§ EXERCISE DIRECTIONS:
Write out the material again exactly, please, and omit the pictures.

§ INFORMATION PROVIDED:
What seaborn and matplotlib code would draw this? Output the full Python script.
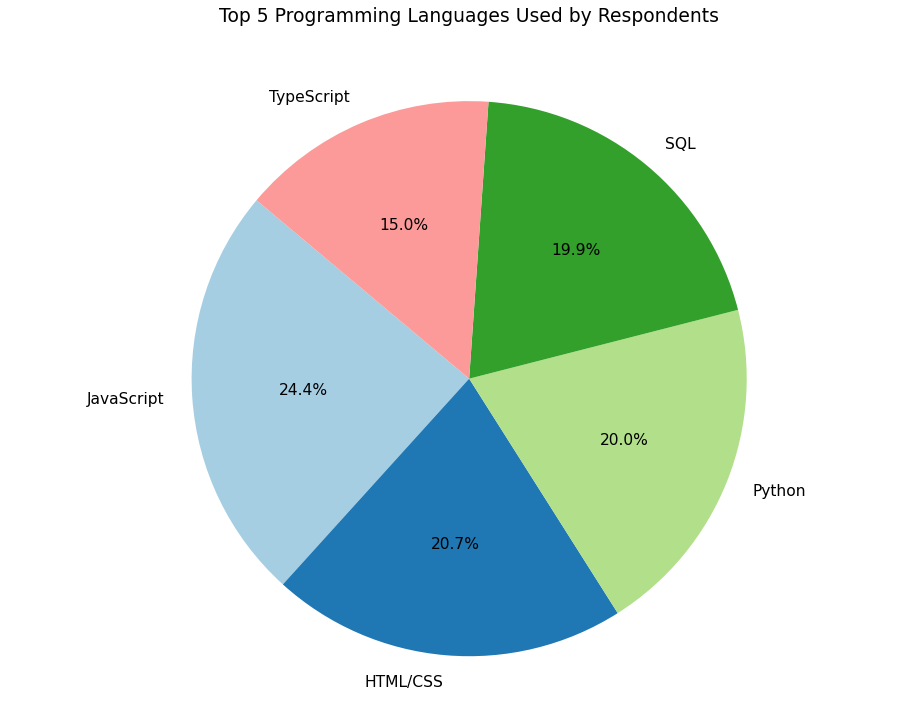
import matplotlib
matplotlib.use("Agg")
import matplotlib.pyplot as plt
import seaborn as sns

# Data
languages = ["JavaScript", "HTML/CSS", "Python", "SQL", "TypeScript"]
shares = [24.4, 20.7, 20.0, 19.9, 15.0]

colors = sns.color_palette("Paired", len(languages))

fig = plt.figure(figsize=(9.11, 7.15), dpi=100)
ax = fig.add_axes([0.075, 0.0434, 0.88, 0.854])
ax.pie(shares, labels=languages, colors=colors, autopct="%1.1f%%", startangle=140,
       textprops={"fontsize": 11.2})
ax.axis("equal")
fig.suptitle("Top 5 Programming Languages Used by Respondents", fontsize=13.5, x=0.515, y=0.99)
fig.savefig("out.png")
plt.close()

§ EXERCISE RESULT:
What seaborn and matplotlib code would draw this? Output the full Python script.
import matplotlib
matplotlib.use("Agg")
import matplotlib.pyplot as plt
import seaborn as sns

# Data
languages = ["JavaScript", "HTML/CSS", "Python", "SQL", "TypeScript"]
shares = [24.4, 20.7, 20.0, 19.9, 15.0]

colors = sns.color_palette("Paired", len(languages))

fig = plt.figure(figsize=(9.11, 7.15), dpi=100)
ax = fig.add_axes([0.075, 0.0434, 0.88, 0.854])
ax.pie(shares, labels=languages, colors=colors, autopct="%1.1f%%", startangle=140,
       textprops={"fontsize": 11.2})
ax.axis("equal")
fig.suptitle("Top 5 Programming Languages Used by Respondents", fontsize=13.5, x=0.515, y=0.99)
fig.savefig("out.png")
plt.close()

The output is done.